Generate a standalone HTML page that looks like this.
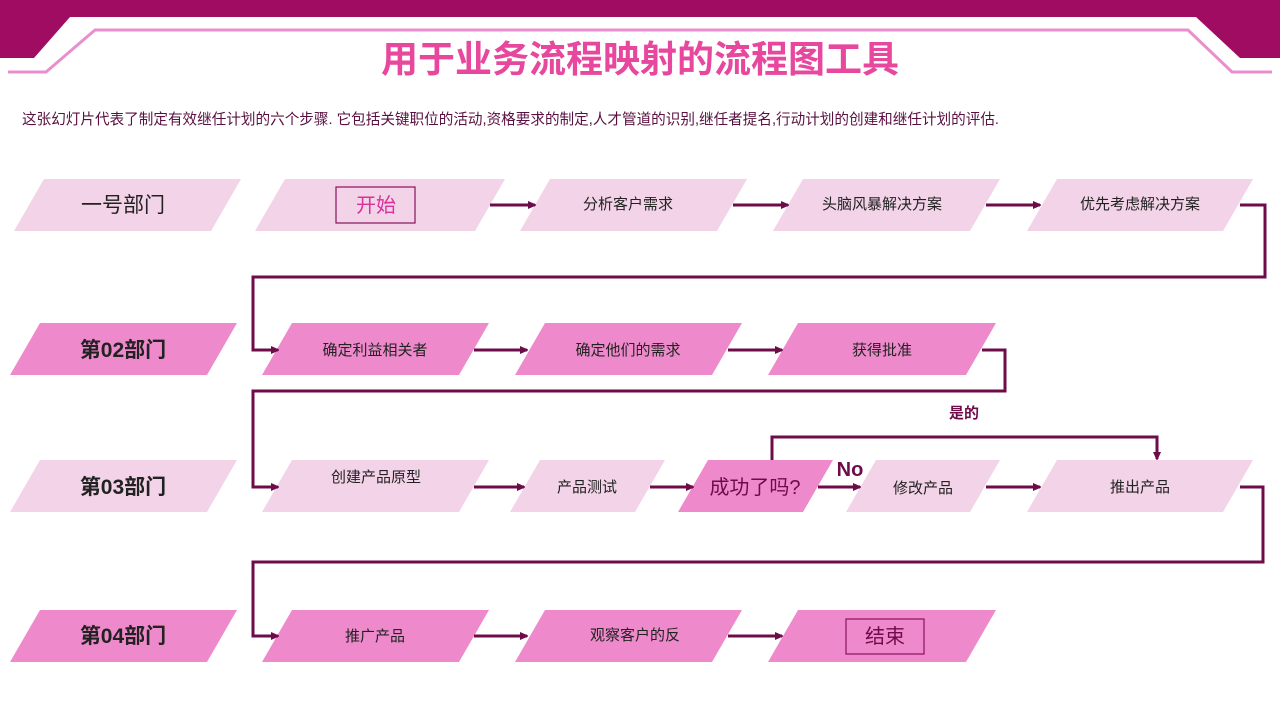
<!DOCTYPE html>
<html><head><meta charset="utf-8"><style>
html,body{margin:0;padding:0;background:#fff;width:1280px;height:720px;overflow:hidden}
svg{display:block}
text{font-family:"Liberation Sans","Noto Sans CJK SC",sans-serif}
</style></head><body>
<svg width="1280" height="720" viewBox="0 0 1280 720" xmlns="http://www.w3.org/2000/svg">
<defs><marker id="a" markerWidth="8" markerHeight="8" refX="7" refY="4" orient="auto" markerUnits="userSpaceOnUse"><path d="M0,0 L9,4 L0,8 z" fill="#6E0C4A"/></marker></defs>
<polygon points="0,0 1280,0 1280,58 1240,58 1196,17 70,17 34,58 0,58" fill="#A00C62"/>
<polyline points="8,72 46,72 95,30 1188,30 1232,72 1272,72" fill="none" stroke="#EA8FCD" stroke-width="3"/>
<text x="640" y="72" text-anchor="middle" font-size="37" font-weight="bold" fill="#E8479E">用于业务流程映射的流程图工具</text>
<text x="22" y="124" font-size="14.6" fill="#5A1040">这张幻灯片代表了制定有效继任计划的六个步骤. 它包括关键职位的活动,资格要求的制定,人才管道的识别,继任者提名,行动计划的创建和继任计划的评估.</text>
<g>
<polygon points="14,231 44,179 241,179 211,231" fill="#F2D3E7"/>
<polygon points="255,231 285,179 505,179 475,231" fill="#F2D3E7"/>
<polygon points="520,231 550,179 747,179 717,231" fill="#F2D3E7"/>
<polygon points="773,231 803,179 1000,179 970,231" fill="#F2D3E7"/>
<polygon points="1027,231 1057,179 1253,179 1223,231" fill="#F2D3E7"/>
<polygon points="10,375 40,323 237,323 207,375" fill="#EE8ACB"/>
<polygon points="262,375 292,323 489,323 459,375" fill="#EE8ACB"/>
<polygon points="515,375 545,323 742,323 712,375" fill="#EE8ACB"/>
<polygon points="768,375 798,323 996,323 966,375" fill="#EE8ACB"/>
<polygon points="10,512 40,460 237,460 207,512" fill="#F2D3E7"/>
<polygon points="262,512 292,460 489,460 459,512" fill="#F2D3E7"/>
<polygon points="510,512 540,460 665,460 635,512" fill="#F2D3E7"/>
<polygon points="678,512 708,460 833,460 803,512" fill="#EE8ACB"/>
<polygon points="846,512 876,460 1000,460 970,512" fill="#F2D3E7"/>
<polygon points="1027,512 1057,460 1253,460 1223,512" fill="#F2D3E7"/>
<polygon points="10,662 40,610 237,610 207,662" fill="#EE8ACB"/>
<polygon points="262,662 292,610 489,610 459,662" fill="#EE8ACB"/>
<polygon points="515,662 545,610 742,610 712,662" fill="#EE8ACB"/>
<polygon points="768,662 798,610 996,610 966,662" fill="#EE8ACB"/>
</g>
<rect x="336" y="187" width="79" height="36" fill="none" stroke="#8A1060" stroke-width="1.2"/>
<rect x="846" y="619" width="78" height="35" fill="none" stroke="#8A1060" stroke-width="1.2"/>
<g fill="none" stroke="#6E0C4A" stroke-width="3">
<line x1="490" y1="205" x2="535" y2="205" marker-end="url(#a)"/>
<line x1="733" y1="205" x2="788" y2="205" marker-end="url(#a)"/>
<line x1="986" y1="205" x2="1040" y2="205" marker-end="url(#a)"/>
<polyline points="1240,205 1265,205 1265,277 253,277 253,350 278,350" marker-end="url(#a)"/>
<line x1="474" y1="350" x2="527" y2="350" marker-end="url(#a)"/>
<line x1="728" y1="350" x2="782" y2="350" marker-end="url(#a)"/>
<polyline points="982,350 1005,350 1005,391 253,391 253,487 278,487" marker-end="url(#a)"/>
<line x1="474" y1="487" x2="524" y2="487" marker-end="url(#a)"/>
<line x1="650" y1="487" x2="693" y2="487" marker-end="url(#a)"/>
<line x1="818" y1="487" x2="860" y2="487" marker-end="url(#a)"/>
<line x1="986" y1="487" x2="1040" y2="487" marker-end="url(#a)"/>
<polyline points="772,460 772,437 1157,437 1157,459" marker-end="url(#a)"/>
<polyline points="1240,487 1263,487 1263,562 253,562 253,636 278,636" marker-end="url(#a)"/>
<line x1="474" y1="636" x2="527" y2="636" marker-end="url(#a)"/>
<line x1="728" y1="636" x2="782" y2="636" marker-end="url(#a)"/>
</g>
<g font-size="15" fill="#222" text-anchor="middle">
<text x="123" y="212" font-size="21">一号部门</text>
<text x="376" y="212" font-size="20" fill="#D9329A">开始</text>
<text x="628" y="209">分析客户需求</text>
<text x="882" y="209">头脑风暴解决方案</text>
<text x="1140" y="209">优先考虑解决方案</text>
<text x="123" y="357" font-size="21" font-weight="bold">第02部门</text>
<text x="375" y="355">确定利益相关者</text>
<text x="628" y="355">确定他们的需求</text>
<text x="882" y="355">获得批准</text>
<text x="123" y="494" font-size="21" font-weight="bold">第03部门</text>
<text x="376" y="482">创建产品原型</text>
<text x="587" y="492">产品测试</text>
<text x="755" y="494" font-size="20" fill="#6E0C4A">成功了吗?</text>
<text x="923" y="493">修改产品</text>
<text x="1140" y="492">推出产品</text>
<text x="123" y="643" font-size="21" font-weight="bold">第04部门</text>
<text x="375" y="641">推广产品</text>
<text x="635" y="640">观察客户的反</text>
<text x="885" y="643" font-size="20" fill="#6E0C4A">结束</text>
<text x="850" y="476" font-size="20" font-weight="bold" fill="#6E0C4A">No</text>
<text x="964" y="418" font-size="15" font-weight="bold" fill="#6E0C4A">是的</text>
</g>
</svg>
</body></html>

==

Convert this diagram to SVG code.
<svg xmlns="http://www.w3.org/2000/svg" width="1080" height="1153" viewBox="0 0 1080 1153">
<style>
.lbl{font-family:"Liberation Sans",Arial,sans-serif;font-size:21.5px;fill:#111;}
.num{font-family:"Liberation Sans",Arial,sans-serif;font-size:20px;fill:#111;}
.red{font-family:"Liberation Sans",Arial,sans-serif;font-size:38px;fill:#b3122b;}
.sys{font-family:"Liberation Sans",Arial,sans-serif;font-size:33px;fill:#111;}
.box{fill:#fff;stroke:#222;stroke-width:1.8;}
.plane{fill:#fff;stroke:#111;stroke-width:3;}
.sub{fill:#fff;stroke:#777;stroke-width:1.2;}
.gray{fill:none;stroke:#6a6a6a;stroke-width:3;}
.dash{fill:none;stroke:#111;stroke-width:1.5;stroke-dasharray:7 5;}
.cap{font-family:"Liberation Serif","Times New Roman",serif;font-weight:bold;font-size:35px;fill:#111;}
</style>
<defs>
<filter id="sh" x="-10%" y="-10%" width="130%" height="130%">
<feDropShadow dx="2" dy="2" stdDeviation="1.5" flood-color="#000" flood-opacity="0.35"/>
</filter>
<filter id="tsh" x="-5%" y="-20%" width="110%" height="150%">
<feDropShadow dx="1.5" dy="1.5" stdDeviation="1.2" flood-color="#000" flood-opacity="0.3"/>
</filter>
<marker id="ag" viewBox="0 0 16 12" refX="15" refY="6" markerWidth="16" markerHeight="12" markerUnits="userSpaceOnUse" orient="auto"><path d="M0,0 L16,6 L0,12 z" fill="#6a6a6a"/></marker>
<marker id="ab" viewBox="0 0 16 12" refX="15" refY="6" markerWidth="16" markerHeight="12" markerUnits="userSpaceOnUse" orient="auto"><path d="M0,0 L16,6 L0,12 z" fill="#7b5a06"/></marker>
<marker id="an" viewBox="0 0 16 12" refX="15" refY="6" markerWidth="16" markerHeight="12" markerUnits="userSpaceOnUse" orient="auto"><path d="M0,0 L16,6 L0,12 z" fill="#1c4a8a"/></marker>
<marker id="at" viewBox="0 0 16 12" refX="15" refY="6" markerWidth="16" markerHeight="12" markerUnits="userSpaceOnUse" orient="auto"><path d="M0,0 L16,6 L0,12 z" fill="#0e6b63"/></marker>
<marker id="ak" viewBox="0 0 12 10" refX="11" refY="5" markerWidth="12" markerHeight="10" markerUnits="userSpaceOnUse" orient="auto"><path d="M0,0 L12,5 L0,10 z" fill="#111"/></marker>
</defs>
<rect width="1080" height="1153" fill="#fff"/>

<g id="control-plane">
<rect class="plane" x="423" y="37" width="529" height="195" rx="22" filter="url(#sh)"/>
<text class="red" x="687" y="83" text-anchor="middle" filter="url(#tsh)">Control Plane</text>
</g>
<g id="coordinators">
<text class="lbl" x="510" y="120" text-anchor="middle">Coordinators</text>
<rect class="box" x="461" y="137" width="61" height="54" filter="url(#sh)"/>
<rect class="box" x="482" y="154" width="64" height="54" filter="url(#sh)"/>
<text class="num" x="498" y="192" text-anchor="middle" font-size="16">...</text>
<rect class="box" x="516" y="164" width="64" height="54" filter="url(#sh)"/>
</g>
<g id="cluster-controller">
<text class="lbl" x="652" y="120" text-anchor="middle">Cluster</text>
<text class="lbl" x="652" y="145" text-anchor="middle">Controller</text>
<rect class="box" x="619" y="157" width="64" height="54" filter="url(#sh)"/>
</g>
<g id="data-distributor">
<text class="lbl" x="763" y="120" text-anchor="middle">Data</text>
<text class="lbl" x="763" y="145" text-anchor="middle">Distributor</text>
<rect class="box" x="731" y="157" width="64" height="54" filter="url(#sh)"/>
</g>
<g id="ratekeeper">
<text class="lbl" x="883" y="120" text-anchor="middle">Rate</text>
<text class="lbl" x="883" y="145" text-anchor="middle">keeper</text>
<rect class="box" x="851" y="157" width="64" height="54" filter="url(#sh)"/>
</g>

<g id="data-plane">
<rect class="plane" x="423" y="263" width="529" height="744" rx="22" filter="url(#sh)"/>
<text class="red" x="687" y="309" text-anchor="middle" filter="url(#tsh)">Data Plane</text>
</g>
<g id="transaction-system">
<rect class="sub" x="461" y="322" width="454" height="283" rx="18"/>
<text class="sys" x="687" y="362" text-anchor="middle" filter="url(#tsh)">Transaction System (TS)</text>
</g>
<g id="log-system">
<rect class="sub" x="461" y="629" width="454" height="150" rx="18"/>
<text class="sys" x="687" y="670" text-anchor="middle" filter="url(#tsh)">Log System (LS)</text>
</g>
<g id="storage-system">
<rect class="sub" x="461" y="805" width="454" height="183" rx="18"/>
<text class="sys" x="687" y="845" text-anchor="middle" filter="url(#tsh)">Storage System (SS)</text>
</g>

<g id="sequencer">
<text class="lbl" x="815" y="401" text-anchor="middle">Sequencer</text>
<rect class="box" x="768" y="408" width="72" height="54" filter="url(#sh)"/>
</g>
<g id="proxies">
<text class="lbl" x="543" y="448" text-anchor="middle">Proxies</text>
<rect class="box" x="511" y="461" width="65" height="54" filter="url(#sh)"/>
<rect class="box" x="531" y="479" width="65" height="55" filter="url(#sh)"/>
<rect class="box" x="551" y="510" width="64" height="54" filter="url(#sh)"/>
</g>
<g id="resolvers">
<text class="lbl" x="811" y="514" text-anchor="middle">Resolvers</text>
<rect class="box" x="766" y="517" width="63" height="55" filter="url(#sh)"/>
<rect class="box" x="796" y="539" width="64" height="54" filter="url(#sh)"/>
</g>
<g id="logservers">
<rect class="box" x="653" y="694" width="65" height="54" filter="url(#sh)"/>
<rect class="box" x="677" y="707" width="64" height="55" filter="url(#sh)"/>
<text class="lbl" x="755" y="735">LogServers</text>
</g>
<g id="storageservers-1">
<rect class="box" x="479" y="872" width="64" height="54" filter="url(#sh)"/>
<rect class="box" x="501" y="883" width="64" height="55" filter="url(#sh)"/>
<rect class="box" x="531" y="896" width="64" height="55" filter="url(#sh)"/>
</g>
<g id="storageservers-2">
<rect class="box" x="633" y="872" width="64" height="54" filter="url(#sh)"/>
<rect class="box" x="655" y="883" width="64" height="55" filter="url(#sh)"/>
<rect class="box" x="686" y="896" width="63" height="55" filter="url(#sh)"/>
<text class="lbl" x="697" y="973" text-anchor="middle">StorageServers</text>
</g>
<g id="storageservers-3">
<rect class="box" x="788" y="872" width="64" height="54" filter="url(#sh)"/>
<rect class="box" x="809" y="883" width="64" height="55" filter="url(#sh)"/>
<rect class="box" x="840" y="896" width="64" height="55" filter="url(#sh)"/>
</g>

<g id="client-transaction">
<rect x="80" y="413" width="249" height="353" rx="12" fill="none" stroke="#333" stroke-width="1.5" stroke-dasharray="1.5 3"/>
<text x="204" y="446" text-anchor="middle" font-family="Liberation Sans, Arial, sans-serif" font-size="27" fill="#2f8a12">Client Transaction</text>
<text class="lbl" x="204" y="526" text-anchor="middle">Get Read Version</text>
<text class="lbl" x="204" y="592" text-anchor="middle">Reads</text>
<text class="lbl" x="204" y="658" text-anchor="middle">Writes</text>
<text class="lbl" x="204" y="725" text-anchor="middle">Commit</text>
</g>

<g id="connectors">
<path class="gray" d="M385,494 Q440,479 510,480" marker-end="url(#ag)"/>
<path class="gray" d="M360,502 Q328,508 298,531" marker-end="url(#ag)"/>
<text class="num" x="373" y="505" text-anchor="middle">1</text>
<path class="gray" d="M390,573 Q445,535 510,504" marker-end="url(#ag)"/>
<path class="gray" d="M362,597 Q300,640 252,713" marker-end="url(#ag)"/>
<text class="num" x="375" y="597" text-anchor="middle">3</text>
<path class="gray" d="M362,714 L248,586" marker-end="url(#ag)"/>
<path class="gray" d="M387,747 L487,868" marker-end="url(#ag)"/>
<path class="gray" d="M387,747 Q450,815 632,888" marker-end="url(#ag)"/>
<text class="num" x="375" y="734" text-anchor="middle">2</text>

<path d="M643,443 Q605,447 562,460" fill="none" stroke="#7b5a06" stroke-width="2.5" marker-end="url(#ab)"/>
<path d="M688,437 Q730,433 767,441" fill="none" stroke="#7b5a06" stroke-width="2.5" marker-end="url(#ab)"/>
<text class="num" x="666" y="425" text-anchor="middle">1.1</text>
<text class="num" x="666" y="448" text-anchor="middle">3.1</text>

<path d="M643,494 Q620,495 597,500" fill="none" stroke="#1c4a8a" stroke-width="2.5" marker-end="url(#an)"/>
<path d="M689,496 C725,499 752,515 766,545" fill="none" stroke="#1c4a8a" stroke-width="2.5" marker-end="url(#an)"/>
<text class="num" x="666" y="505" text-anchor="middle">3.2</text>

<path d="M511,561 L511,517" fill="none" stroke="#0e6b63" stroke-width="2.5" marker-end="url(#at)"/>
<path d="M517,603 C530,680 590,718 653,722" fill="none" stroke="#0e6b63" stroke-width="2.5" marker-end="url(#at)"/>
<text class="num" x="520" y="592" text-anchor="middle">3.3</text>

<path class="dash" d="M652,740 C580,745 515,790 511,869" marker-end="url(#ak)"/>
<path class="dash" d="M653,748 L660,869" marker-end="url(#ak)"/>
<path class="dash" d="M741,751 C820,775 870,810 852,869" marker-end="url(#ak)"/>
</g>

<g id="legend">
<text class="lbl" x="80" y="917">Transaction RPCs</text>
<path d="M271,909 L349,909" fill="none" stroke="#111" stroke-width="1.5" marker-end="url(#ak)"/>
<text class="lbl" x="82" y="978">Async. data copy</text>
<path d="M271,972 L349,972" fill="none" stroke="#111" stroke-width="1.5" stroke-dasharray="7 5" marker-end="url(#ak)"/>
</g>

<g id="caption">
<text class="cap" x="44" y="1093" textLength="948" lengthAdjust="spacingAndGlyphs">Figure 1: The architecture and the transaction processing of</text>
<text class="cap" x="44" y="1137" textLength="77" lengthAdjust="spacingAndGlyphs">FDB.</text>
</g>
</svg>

> **Your task**: Give every line of the material that includes the string "this".

> **Full answer**:
Generate a standalone HTML page that looks like this.
Convert this diagram to SVG code.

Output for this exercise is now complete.